Mais la commission consultative en charge de sa gestion a également le loisir de prendre des initiatives. Souhaitant marquer le passage du millénaire d'une manière ou d'une autre, les artistes, experts et hommes politiques qui la composent ont donc choisi de mandater quatre photographes pendant près de trois ans avec pour cahier des charges une quasi- carte blanche. Coût du projet, exposition et publication (un luxueux coffret réunissant une brochure pour chaque photographe et un texte introductif) inclues: 150 000 francs. Seul impératif: «Concevoir et réaliser un travail d'auteur sur une des entités de la vie meyrinoise.»

Une liberté de choix et d'action assumée par les mandataires – qui malgré quelques doutes et incompréhensions n'ont jamais tenté d'interférer sur l'évolution du projet – comme par les photographes. Non sans difficultés. «C'est quoi un Meyrinois?» interroge François Schaer dans le texte qui accompagne les images. Pour chacun des artistes, il a fallu empoigner la question, se faire une idée, avant de pousser le déclencheur. «L'idée de carte blanche suppose une grande liberté artistique, précise Jean-Marc Meunier [qui est aussi correcteur de notre journal, ndlr.], mais le danger c'est la tentation constante de rechercher l'exhaustivité. Devant l'attente qu'on suppose, on commence à avoir peur de faire des choix. Il fallait trouver un fil rouge, quelque chose de saillant. Ce qui n'a pas été facile dans une commune comme Meyrin, où, au fond, tout roule.»

Cheminement aléatoire, doutes et étonnements qui font écho au récit de François Schaer: «J'avais les préjugés qu'on colle habituellement à la banlieue, mais Meyrin est l'endroit le plus calme du monde. Même si les gens se sont montrés moins méfiants face à l'objectif qu'à Londres, par exemple, où j'ai également travaillé. J'ai parfois trouvé qu'il y manquait de gueules, de gens qui portent la vie sur eux. En dehors du métissage qui est omniprésent, Meyrin n'a pas d'identité claire.» «C'est comme si les gens ne s'étaient pas approprié la ville», ajoute Laurence Bonvin.

Trois des quatre photographes ont pourtant choisi le portrait comme mode d'expression. Comme si l'on ne pouvait échapper à cette évidence: Meyrin, c'est d'abord les gens qui y vivent. Plus de 100 nationalités pour 20 000 habitants et, partant de là, une multitude d'ethnies, de coutumes, de regards et d'attitudes face à l'objectif.
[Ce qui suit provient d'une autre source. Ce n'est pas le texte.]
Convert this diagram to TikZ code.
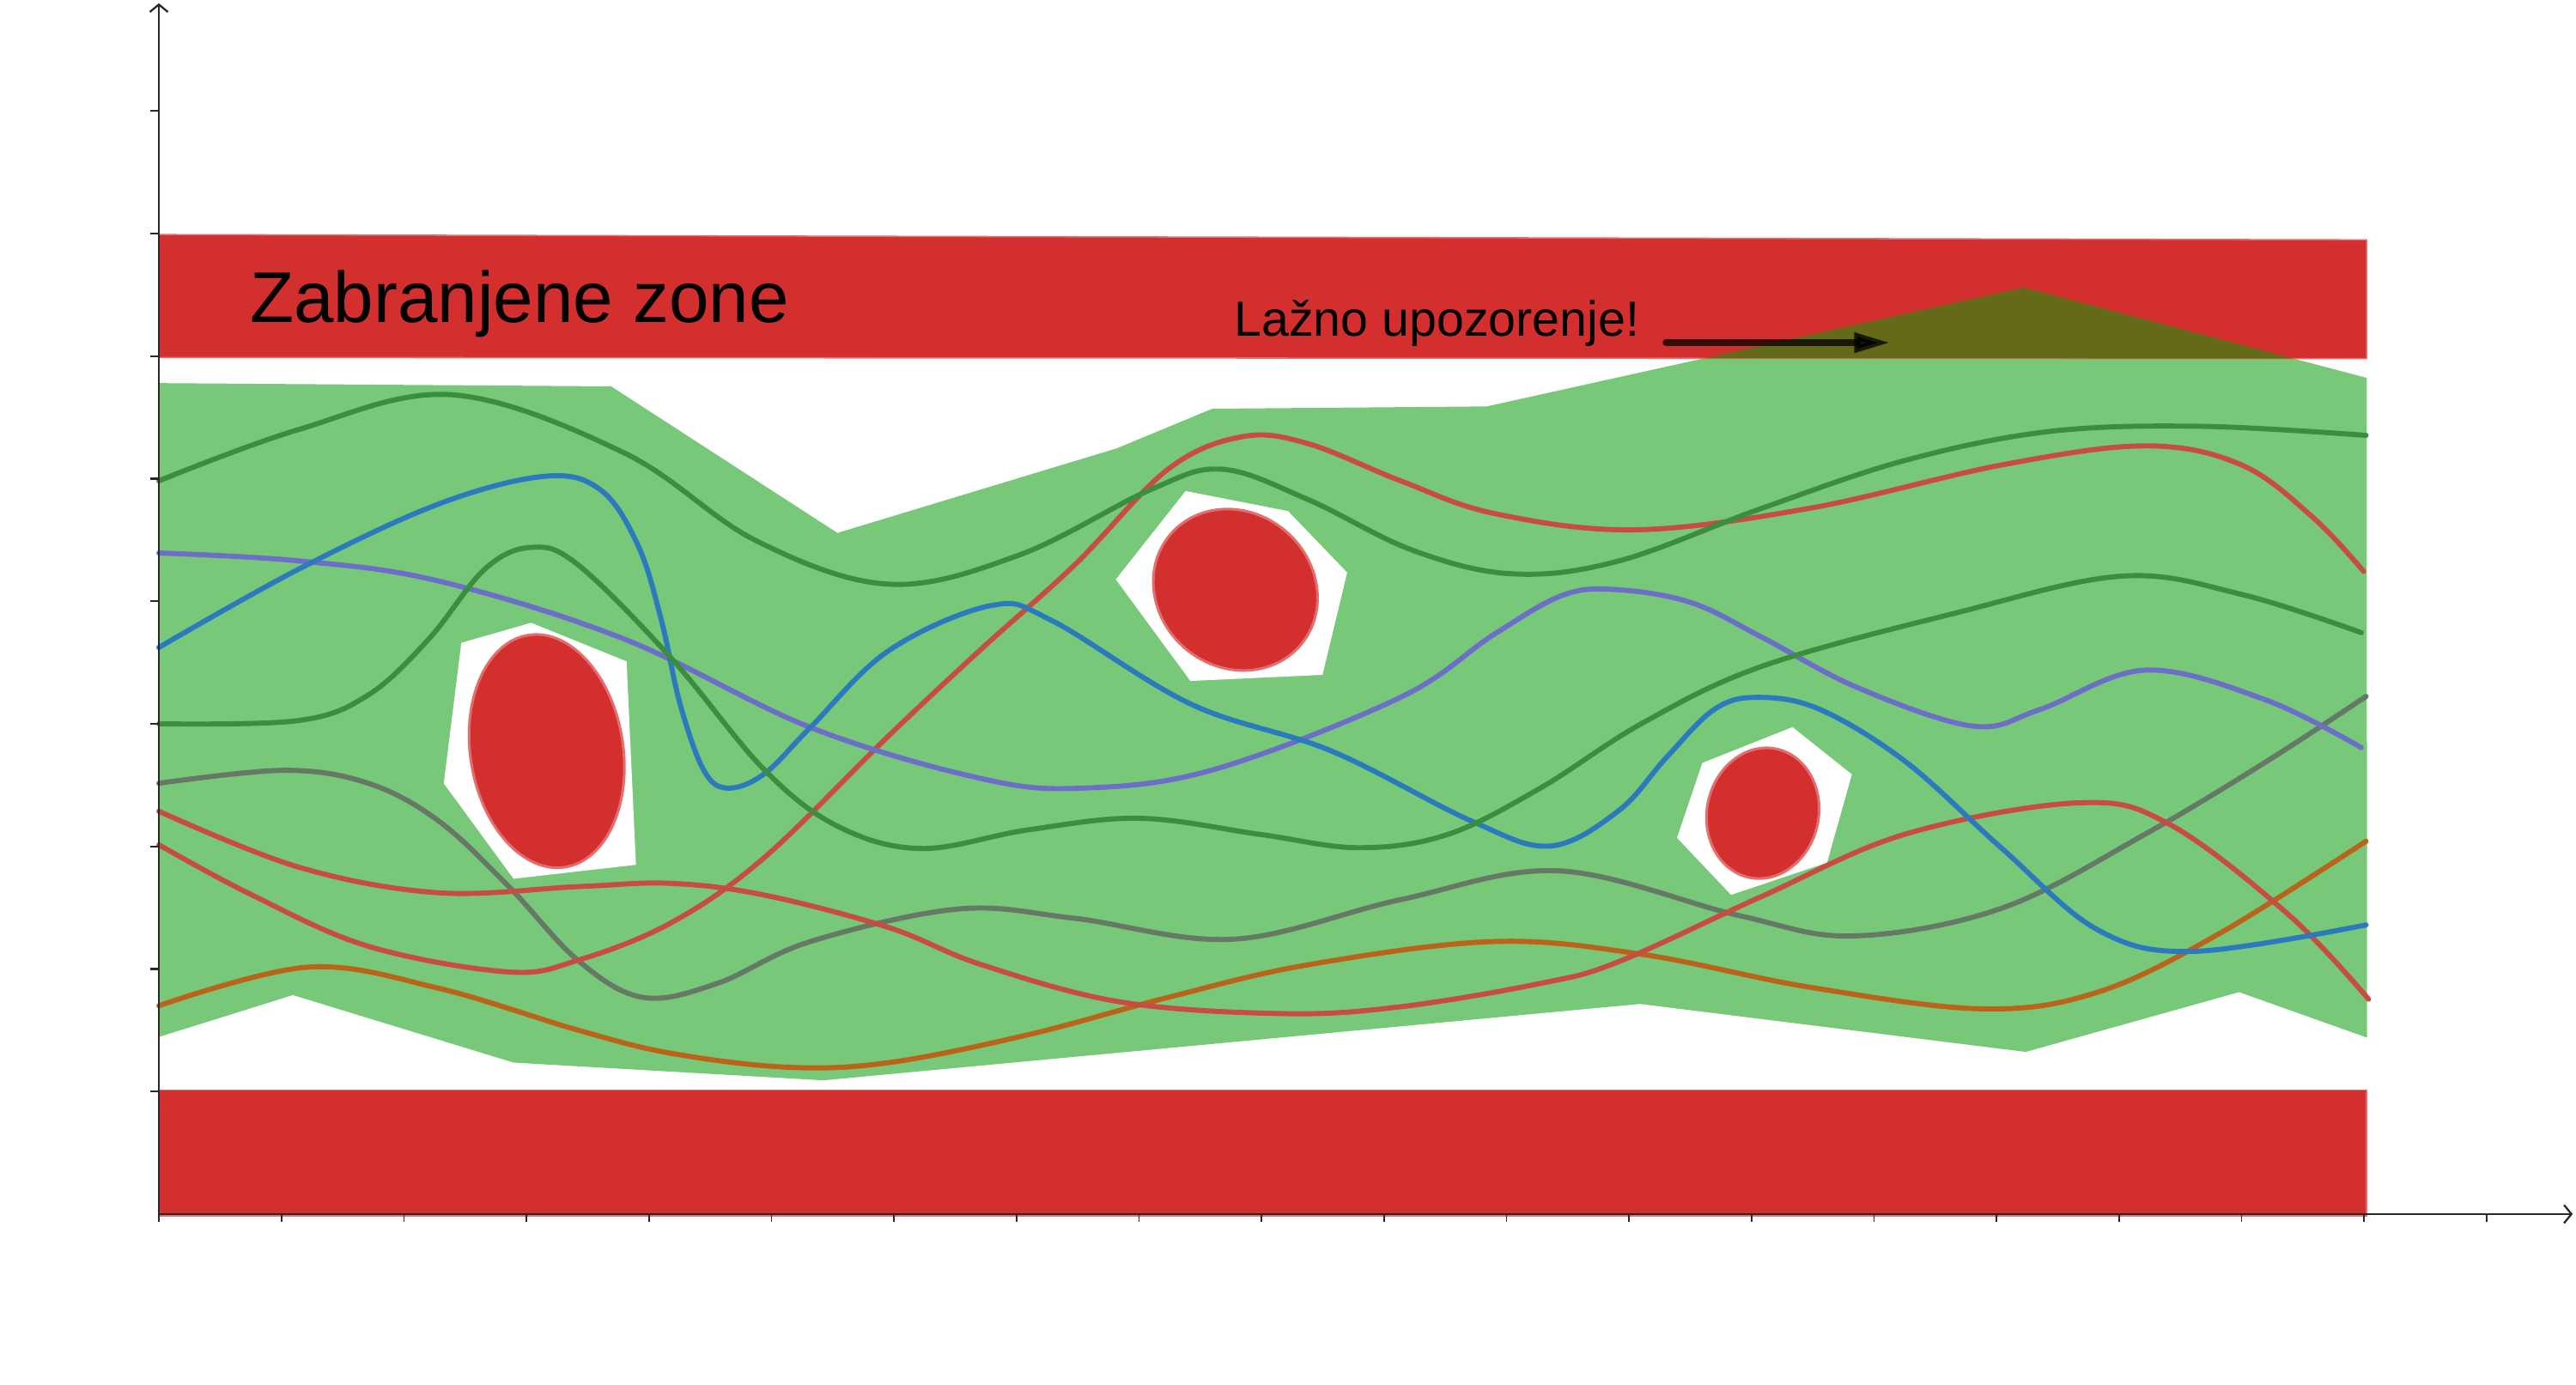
\documentclass[tikz,border=0pt]{standalone}
\usepackage{fontspec}
\setmainfont{Liberation Sans}
\usetikzlibrary{arrows.meta}
\definecolor{zonered}{RGB}{211,47,47}
\definecolor{zoneedge}{RGB}{226,110,110}
\definecolor{freegreen}{RGB}{120,200,121}
\definecolor{olivezone}{RGB}{101,106,24}
\definecolor{cdgreen}{RGB}{58,142,62}
\definecolor{cblue}{RGB}{43,122,190}
\definecolor{cpurple}{RGB}{108,110,200}
\definecolor{cred}{RGB}{200,76,66}
\definecolor{cgrey}{RGB}{102,120,102}
\definecolor{corange}{RGB}{185,100,26}
\definecolor{axiscol}{RGB}{40,40,40}
\tikzset{
  axisline/.style={draw=axiscol, line width=1.2pt},
  traj/.style={line width=3.1pt, line cap=round, line join=round},
  obstaclepad/.style={fill=white},
  obstaclecore/.style={fill=zonered, draw=zoneedge, line width=1.6pt},
  zoneband/.style={fill=zonered, draw=zoneedge, line width=0.8pt},
}
\def\GreenRegion{(96.7,233.2) -- (372,235.2) -- (509.7,324.4) -- (679.8,272.9) -- (737.9,248.8) -- (905,247.4) -- (1232,175) -- (1440.6,230) -- (1440.8,631.6) -- (1362.9,603.9) -- (1233.1,640.3) -- (998.3,611.1) -- (501.2,657.6) -- (312.6,646.8) -- (178.3,605.7) -- (96.7,631.2) -- cycle}
\def\TopBand{(96.7,142.8) -- (1440.5,146) -- (1440.5,218.3) -- (96.7,217.6) -- cycle}
\begin{document}
\begin{tikzpicture}[x=1pt,y=-1pt]
\useasboundingbox (0,0) rectangle (1568,843);

% free (green) region
\fill[freegreen] \GreenRegion;

% forbidden zones
\path[zoneband] \TopBand;
\path[zoneband] (96.7,663.6) rectangle (1440.5,740.2);

% overlap of the free region with the top forbidden zone
\begin{scope}
  \clip \TopBand;
  \fill[olivezone] \GreenRegion;
\end{scope}

% obstacles
\fill[obstaclepad] (323.3,379.1) -- (381.4,402.6) -- (387.1,526.4) -- (312.6,534.9) -- (270.1,476.8) -- (280.8,391.3) -- cycle;
\fill[obstaclepad] (721.7,298.9) -- (784,311.1) -- (820,348.5) -- (805,410.8) -- (724.6,414.5) -- (679.2,352.7) -- cycle;
\fill[obstaclepad] (1091.1,442.6) -- (1127.2,471.4) -- (1112.1,525.1) -- (1053.7,544.7) -- (1020.8,510) -- (1036.2,464.4) -- cycle;
\begin{scope}[shift={(332.8,457.2)}, rotate=9]
  \path[obstaclecore] (0,0) ellipse [x radius=46.5pt, y radius=71.5pt];
\end{scope}
\begin{scope}[shift={(752,359)}, rotate=-40]
  \path[obstaclecore] (0,0) ellipse [x radius=52pt, y radius=47pt];
\end{scope}
\begin{scope}[shift={(1073,495)}, rotate=-12]
  \path[obstaclecore] (0,0) ellipse [x radius=34pt, y radius=40pt];
\end{scope}

% trajectories
\draw[traj, corange] plot[smooth, tension=0.6] coordinates {(96.7,612.2) (187.4,588.7) (266.7,601.5) (351.7,627) (408.3,641.1) (479.1,649.6) (541,646.8) (626,629.8) (711,607.1) (796,587.3) (909.3,573.1) (1000,581) (1101.9,601) (1206.9,614.1) (1276.9,603.9) (1349.8,568.9) (1440.2,512)};
\draw[traj, cgrey] plot[smooth, tension=0.6] coordinates {(96.7,476.8) (173.2,468.9) (224.2,476.8) (266.7,499.5) (309.2,539.1) (351.7,584.5) (391.3,607.1) (436.6,598.6) (493.3,573.1) (583.5,553.3) (654.3,559) (750.6,571.7) (852.6,547.6) (949,530.1) (1058.1,557.2) (1128.1,569.7) (1218.5,552.8) (1306,507.6) (1379,463.9) (1440.2,423.9)};
\draw[traj, cred] plot[smooth, tension=0.6] coordinates {(96.7,493.8) (181.7,527.8) (266.7,543.4) (351.7,539.7) (408.3,537.7) (465,544.8) (541,564.6) (597.7,587.3) (682.6,610) (781.8,617) (852.6,612.8) (937.6,598.6) (985.2,585.4) (1072.7,545.5) (1160.2,507.6) (1265.2,488.7) (1320.6,501.8) (1393.5,557.2) (1441.7,608.2)};
\draw[traj, cred] plot[smooth, tension=0.6] coordinates {(96.7,514.2) (153.4,544.8) (224.2,576) (309.2,591.6) (351.7,584.5) (408.3,561.8) (465,522.2) (541,447.8) (597.7,394.7) (654.3,343.7) (711,285.6) (756.3,265.8) (796,270) (852.6,292.7) (909.3,312.5) (995,322.5) (1101.9,309.3) (1218.5,283) (1306,271.4) (1364.4,283) (1408,315.1) (1438.7,347.8)};
\draw[traj, cpurple] plot[smooth, tension=0.6] coordinates {(96.7,336.6) (181.7,341.4) (266.7,353.6) (380,389) (493.3,442.8) (597.7,474) (660,479.7) (739.3,468.3) (852.6,424.4) (909.3,386.2) (951.8,362.1) (985.2,359) (1030,367) (1072.7,388) (1131,418.7) (1201,442) (1241.9,431.8) (1306,407.9) (1379,426) (1437.3,455.1)};
\draw[traj, cblue] plot[smooth, tension=0.6] coordinates {(96.7,394.1) (181.7,346.5) (266.7,306.9) (331.8,289.9) (365.8,298.4) (388.5,332.3) (402.6,377.7) (414,428.7) (428.1,468.3) (442.3,479.7) (465,471.2) (493.3,442.8) (541,396) (603.3,368.6) (640.2,377.7) (725.1,428.7) (810.1,457) (895.1,499.5) (943.3,515) (985.2,493.5) (1014.4,461) (1043.5,431.8) (1069.8,424.5) (1107.7,431.8) (1160.2,463.9) (1218.5,516.4) (1276.9,566) (1335.2,579.1) (1440.2,563)};
\draw[traj, cdgreen] plot[smooth, tension=0.6] coordinates {(96.7,440.6) (181.7,438.6) (224.2,423) (261,389) (295,346.5) (323.3,333.2) (351.7,343.7) (408.3,400.3) (465,468.3) (510,503) (560.8,516.5) (626,505.1) (694,498.1) (767.6,508) (827,516) (881,508) (937.6,479.7) (1000,440) (1072.7,405.5) (1189.4,373.4) (1291.4,350.7) (1364.4,361.8) (1437.3,385.1)};
\draw[traj, cdgreen] plot[smooth, tension=0.6] coordinates {(96.7,292.7) (181.7,261.5) (275.2,240.3) (380,275.7) (460,329) (541,355.6) (620,338) (699.6,298.4) (743.5,285.6) (796,304) (860,335) (920.6,349.3) (985.2,341.5) (1072.7,309.3) (1160.2,280.1) (1247.7,262.6) (1340,259.5) (1440.2,265)};

% labels
\node[anchor=base west, inner sep=0pt, font=\fontsize{43.7}{50}\selectfont] (zz) at (152,196.5) {Zabranjene zone};
\node[anchor=base west, inner sep=0pt, font=\fontsize{30}{36}\selectfont] (lu) at (751,204.7) {Lažno upozorenje!};
\coordinate (arrS) at (1014,208.6);
\coordinate (arrE) at (1150.6,208.6);
\draw[black, opacity=0.75, line width=4pt, line cap=round, -{Triangle[length=22pt,width=11.5pt]}] (arrS) -- (arrE);

% axes
\coordinate (O) at (96.7,739);
\coordinate (ytop) at (96.7,2);
\coordinate (xend) at (1566,739);
\draw[axisline, -{Straight Barb[length=4.5pt,width=11pt]}] (O) -- (ytop);
\draw[axisline, -{Straight Barb[length=4.5pt,width=11pt]}] (O) -- (xend);
\foreach \k in {1,...,9} \draw[axisline] (91.7,{739-74.6*\k}) -- (96.7,{739-74.6*\k});
\foreach \k in {0,...,19} \draw[axisline, line width=0.9pt] ({96.7+74.57*\k},739) -- ({96.7+74.57*\k},743.5);
\end{tikzpicture}
\end{document}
C'est ce que racontent les adolescents sérieux de Laurence Bonvin, les saynètes subtiles de Didier Béguelin ou les passants arrêtés que François Schaer a fixé dans la profondeur de la pellicule noir et blanc.

Et le reste? «Un décor», suggère Jean-Marc Meunier dans la série qu'il consacre aux barres d'immeubles de la cité. Des paysages urbains dénués de personnages: «Pour éviter d'aller vers l'anecdote, le récit. Pour se concentrer uniquement sur ces blocs de béton qui ont été posés sur l'herbe dans les années 60 et auxquels on n'a plus touché depuis.» Une scène idéale, en somme, pour cette étrange comédie humaine qu'on appelle la vie.

Meyrin 1999-2001: Quatre photographeS: Didier Béguelin, Laurence Bonvin, Jean-Marc

Meunier, François Schaer.

Exposition au Forum Meyrin, 1, place des Cinq-Continents, Meyrin. Renseignements au 022/782 82 82 et 022/989 34 34, jusqu'au 9 février. Lu-sa 14-18 heures. Catalogue en vente sur place.